Estaban de regreso en el domicilio del niño, apesadumbrados, comentando la infructuosa búsqueda del culebrero (para entonces ya eran las 12 de la noche y el niño se encontraba inconsciente y con la mano y el brazo hinchados, casi en agonía), cuando de repente, en el silencio de la noche cerrada, se holló nítidamente el golpeteo de los cascos de una mula que se acercaba por la parte norte del callejón Rovirosa. ¡Era el culebrero, el padre de Evaristo! Llegó, se apeó e inmediatamente fue informado en rueda de la tragedia. Él se metió a la casa y auscultó a su hijo, y con mucha calma y parsimonia díjoles:

—¡Con tan poco se espantan! No es nada, es un piquetito —en tanto le untaba un poco de su saliva al enfermo en el piquete.

Esa era la forma en que preparaba a los que iba a curar por la mordedura de víbora si los encontraba en la calle, frotándole su saliva en el piquete; después acudía al domicilio del paciente o los citaba en su casa para terminar la curación. Seguidamente don Faustino preparó un brebaje y una pomada con hierbas, pero desde que le talló su saliva su hijo empezó a reaccionar y a volver en sí. Luego le dio a beber la infusión y a curarlo con la pomada, pero antes lo sobó y le chupó la herida.
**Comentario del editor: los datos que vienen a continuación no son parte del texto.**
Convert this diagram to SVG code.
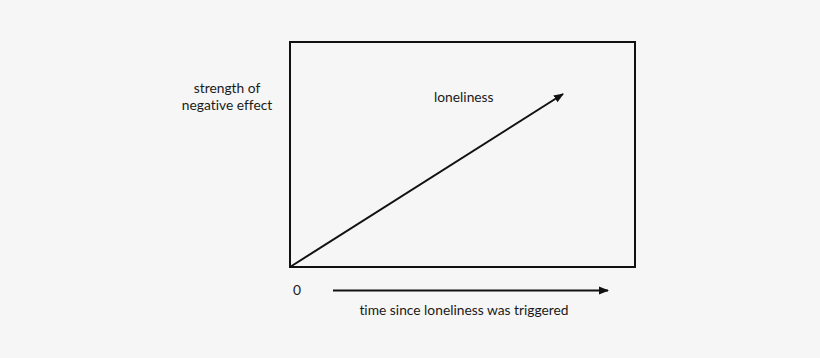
<svg xmlns="http://www.w3.org/2000/svg" width="820" height="358" viewBox="0 0 820 358">
<style>
text{font-family:Lato,"Open Sans",sans-serif;font-size:13.8px;fill:#1a1a1a;font-variant-ligatures:none}
.ln{stroke:#111;stroke-width:2;fill:none}
</style>
<defs>
<marker id="ah" viewBox="0 0 10 10" refX="9" refY="5" markerWidth="5" markerHeight="5" orient="auto" markerUnits="strokeWidth">
<path d="M0,1 L10,5 L0,9 Z" fill="#111"/>
</marker>
</defs>
<rect width="820" height="358" fill="#f6f6f6"/>
<g id="plot">
<rect x="290" y="42" width="345" height="225" class="ln"/>
</g>
<g id="labels">
<text x="227" y="93" text-anchor="middle">strength of</text>
<text x="227" y="110" text-anchor="middle">negative effect</text>
<text x="434" y="102">loneliness</text>
<text x="297" y="295" text-anchor="middle">0</text>
<text x="464" y="315" text-anchor="middle">time since loneliness was triggered</text>
</g>
<g id="connectors">
<line x1="290" y1="267" x2="563" y2="94" class="ln" marker-end="url(#ah)"/>
<line x1="333" y1="290.5" x2="608" y2="290.5" class="ln" marker-end="url(#ah)"/>
</g>
</svg>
Al día siguiente el niño Evaristo amaneció completamente sano.

Aquella misma noche, los parientes del niño le hicieron saber al culebrero que lo habían ido a buscar en el monte para que se diera prisa en regresar y curara a su propio hijo, pero que no lo habían encontrado.

—¡Allí andaba yo! —les respondió él.

—Todos te gritamos para que nos oyeras.

—No los oí, no oí nada. Sólo escuché ya tarde que una voz me dijo: “Regrésate, porque te necesitan en tu casa”.

Entonces fue que regresó, aunque no había cobrado todavía ninguna pieza. Andaba solo porque nadie quería acompañarlo. Decían que tenía pacto con el diablo».